Interfaith celebration at Roehampton University - 8 May 2006

 A Rabbi told stories in a garden; a Muslim teacher explained a passage from the Koran; there were Bible readings, a performance of Hindu and Sikh song and dance; personal testimonies, sacred music and international food, at Roehampton University's first celebration of faith and culture yesterday.

Nearly one hundred people attended the day-long event organised by a committee headed by the Catholic chaplain, Fr Robert Kaggwa.

In his welcoming speech, Mike Castelli, Principal Lecturer in Education pointed out that it was very appropriate that the university, established as one campus, on what had once been separate Anglican, Methodist, Catholic and secular foundations, should be holding the event which reflected its diverse community.

He continued: "It has been our understanding that faith is not synonymous with religion. To take faith at it fundamental and foundational level, it is faith in oneself, faith in the meaning of life, faith that life makes sense, that the world has meaning and is worthwhile and, from this foundation, faith may grow in many different directions; for some towards a home within a religious community, for some as part of a continuing journey of enquiry and search, for some in a resolution of agnosticism or atheism. Today's celebration embraces all of these."

The day began with a meal, social gathering and music. Next, in what one person described as 'religious speed-dating' - Buddhist, Christian, Hindu, Jewish, Muslim and Sikh representatives held short storytelling sessions. Finally, after some performances of song and dance from the different traditions, the day concluded with representative from each faith expressing what they valued in their own faiths and others.

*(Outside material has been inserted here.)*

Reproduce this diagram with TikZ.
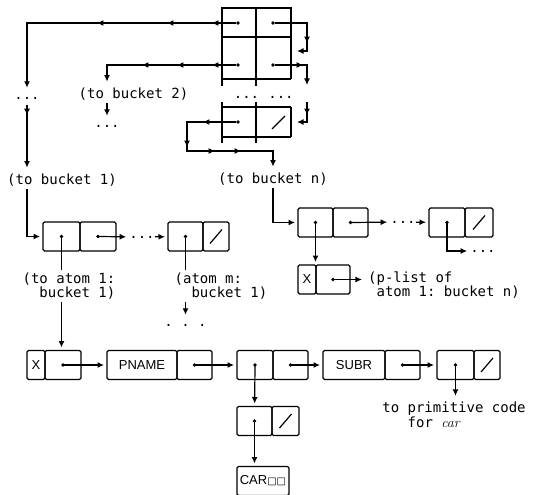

Shoba Sait, who is Hindu, said she loved the Hindu belief that God is everywhere. She admired Muslims because they must give a percentage of their earnings to the poor. Muslim teacher Abdullah Trevathan said he valued the Muslim sense of the shared suffering of all humanity and its generosity. He admired the strength of Jewish family values. Aviva Dautch said she loved Jewish humour and the fact that they were able to have so many opinions on one subject. She liked the way Christians focussed more on issues.

Catholic writer and Reader in Religious Studies at Roehampton University, Dr Tina Beattie, (asked to speak on her faith and Buddhism) told the gathering she felt the day had been a wonderful bringing together of different faiths. It was important she said, not just to focus on shared beliefs but also to see what could be learnt from each other. As a Catholic she loved the Incarnation, the vulnerability of God, in the crib, the cross, God's sharing in the suffering of ordinary people. But she was saddened by the way the Christian message was sometimes distorted. if all Christianity was like the one practised by George Bush, she said: "I would be a Buddhist.... In Buddhism I see a call to Christians to experience non-attachment, letting go. It has a good deal to teach us."

At the end of the gathering there were calls for further inter-faith events. Some suggested that a regular discussion forum could be established or speakers could be invited to give in-depth talks.

The chaplaincy already runs informal get-togethers for people of different faiths and has a regular Fair Trade breakfast.